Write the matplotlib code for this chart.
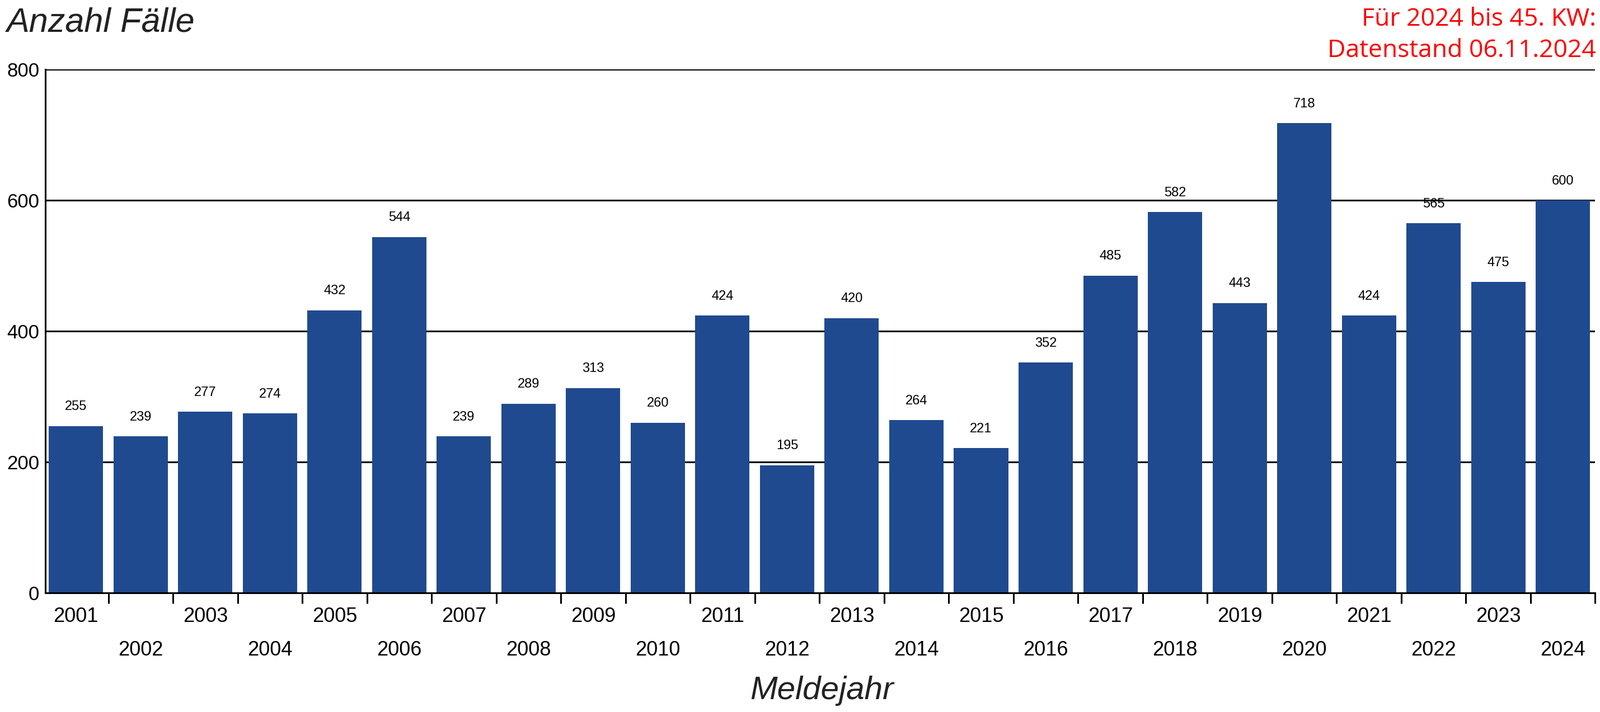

============

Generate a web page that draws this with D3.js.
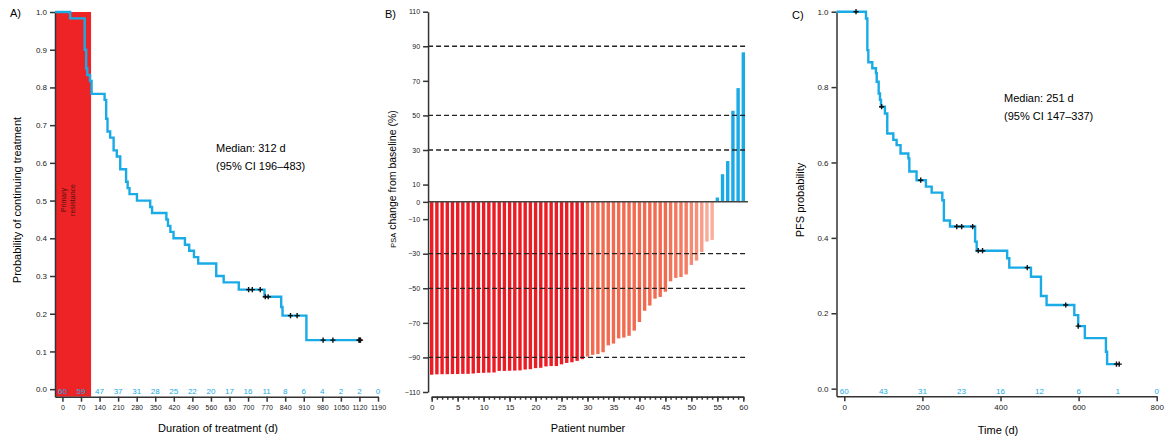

============

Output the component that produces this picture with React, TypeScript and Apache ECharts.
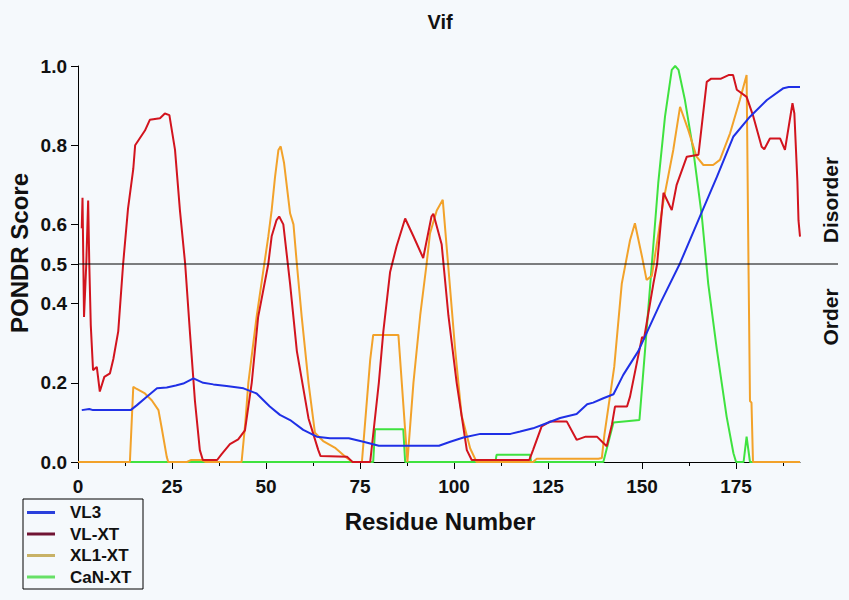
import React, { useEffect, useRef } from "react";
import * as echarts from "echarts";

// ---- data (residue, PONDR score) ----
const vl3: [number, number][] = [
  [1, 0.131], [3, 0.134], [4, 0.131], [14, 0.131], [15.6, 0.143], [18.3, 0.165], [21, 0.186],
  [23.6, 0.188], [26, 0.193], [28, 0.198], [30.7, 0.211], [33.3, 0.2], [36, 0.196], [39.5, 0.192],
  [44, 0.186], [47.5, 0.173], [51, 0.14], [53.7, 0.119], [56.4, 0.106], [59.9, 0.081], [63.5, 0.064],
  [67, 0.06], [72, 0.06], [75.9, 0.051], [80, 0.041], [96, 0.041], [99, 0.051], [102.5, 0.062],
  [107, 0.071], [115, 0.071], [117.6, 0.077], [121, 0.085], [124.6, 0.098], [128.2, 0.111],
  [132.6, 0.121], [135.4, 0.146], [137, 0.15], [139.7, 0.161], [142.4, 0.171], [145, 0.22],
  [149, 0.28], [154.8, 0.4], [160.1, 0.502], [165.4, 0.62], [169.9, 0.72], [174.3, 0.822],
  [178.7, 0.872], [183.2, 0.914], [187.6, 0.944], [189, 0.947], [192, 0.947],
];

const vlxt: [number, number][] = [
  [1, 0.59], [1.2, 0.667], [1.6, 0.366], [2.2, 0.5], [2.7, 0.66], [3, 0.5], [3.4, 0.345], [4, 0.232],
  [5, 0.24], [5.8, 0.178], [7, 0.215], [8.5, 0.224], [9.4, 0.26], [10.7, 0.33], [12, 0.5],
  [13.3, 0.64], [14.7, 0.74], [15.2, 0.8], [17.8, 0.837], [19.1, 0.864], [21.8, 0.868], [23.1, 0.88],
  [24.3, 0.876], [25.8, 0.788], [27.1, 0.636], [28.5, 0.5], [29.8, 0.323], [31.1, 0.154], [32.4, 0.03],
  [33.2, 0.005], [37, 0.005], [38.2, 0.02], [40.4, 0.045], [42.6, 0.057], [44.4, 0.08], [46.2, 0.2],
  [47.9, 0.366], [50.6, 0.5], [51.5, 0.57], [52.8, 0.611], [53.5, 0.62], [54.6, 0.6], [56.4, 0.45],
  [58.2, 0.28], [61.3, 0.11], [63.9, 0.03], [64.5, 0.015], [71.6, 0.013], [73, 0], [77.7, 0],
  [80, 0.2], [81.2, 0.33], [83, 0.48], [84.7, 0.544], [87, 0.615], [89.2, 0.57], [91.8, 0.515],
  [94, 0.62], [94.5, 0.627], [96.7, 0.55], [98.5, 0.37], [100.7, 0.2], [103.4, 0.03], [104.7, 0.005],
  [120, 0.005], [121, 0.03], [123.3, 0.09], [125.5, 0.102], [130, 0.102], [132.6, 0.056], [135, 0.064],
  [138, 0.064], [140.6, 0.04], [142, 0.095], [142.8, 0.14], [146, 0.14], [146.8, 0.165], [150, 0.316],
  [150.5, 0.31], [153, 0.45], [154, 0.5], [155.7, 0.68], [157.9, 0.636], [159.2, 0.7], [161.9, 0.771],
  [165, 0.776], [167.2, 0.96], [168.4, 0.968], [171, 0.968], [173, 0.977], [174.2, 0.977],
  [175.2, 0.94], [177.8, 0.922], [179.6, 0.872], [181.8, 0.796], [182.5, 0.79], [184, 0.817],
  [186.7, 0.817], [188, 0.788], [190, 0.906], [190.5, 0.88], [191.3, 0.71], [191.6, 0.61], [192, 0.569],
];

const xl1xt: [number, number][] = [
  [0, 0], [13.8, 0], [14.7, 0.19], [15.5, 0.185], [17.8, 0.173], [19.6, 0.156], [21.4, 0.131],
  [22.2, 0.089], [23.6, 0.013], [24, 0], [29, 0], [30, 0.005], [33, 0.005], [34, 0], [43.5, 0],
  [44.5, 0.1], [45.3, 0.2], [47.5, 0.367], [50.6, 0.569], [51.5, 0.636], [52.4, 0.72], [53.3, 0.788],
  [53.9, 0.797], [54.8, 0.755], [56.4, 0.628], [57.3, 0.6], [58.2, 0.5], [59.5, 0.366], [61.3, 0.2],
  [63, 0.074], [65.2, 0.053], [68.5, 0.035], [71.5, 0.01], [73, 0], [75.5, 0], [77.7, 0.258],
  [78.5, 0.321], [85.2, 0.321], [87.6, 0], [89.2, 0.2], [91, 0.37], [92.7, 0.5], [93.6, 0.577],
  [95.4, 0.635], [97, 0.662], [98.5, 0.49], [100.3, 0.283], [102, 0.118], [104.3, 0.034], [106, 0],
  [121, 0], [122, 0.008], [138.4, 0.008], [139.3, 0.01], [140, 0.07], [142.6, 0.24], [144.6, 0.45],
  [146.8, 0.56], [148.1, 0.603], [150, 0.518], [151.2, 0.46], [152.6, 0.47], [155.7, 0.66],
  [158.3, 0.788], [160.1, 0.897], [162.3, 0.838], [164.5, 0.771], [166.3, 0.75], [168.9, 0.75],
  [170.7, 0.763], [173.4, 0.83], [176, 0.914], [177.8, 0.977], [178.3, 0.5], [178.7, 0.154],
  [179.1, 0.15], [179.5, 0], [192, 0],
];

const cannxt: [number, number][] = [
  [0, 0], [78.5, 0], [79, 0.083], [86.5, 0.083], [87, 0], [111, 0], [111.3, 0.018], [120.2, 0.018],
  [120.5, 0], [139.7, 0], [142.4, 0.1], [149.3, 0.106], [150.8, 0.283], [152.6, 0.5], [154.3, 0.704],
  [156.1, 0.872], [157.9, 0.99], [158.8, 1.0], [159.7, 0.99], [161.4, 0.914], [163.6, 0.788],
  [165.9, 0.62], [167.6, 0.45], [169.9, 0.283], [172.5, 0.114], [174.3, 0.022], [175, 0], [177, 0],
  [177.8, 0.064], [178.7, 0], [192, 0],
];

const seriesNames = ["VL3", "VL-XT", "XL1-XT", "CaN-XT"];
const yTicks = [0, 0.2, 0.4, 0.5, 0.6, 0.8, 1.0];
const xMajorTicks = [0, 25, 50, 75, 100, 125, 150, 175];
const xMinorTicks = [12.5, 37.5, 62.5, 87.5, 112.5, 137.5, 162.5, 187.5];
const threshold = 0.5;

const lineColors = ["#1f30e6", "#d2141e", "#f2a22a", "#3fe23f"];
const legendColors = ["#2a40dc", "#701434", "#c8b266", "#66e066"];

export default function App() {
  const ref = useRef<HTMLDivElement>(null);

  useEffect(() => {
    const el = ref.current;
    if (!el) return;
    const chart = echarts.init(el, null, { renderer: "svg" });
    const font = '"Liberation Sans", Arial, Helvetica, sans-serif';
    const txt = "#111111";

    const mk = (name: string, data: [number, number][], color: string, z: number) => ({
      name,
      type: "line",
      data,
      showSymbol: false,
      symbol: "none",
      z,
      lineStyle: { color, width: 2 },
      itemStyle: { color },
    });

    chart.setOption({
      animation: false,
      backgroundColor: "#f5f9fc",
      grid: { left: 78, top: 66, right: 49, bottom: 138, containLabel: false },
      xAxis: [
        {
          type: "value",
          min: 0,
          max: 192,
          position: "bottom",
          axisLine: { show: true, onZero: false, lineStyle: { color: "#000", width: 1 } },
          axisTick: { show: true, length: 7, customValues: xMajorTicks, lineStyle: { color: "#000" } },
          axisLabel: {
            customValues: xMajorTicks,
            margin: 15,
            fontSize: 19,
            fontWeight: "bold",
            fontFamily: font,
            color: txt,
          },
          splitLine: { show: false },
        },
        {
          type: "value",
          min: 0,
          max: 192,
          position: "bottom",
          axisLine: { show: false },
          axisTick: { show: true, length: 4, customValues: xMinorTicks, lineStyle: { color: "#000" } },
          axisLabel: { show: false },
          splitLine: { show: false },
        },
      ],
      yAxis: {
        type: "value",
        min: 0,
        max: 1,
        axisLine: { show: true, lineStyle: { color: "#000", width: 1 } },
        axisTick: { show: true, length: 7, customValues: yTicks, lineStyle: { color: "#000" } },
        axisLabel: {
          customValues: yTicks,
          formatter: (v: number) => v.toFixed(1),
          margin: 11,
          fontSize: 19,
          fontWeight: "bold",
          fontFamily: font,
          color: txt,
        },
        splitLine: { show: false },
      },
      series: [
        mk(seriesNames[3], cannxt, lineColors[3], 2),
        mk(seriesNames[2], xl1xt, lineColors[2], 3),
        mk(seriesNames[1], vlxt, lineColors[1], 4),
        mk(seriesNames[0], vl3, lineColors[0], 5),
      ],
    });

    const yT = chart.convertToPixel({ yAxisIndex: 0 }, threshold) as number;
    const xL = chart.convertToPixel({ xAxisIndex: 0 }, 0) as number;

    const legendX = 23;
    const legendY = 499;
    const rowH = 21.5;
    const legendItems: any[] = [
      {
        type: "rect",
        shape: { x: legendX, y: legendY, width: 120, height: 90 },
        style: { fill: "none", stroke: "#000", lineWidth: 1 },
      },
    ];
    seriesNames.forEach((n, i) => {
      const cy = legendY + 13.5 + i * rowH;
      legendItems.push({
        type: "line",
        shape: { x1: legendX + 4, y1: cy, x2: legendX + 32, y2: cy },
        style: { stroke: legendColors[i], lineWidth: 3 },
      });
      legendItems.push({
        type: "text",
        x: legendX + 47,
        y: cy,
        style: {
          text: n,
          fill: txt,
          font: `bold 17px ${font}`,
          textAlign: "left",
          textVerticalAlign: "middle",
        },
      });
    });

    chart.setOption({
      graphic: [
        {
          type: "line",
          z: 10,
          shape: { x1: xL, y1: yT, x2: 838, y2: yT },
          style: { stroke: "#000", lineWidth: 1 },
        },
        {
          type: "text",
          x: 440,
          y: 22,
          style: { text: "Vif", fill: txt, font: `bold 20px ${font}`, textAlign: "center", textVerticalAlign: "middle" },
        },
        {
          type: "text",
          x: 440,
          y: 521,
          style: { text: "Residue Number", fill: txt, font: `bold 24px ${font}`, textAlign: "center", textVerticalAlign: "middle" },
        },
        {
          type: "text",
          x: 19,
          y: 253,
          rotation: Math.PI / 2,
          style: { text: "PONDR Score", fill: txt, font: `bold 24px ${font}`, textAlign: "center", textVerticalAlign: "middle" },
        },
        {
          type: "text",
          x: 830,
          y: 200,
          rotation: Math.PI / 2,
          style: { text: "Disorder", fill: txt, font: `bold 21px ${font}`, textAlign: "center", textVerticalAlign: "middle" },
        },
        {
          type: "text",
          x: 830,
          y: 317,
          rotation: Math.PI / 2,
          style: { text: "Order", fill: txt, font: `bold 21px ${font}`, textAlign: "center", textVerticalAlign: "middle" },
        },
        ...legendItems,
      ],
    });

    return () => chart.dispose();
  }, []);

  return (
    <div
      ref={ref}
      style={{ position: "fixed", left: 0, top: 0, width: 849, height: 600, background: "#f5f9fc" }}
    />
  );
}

============

Starting at the line with "Output the component" and ending at the line with "import * as", copy each line exactly, both ends included. Do not copy the pictures.

Output the component that produces this picture with React, TypeScript and Apache ECharts.
import React, { useEffect, useRef } from "react";
import * as echarts from "echarts";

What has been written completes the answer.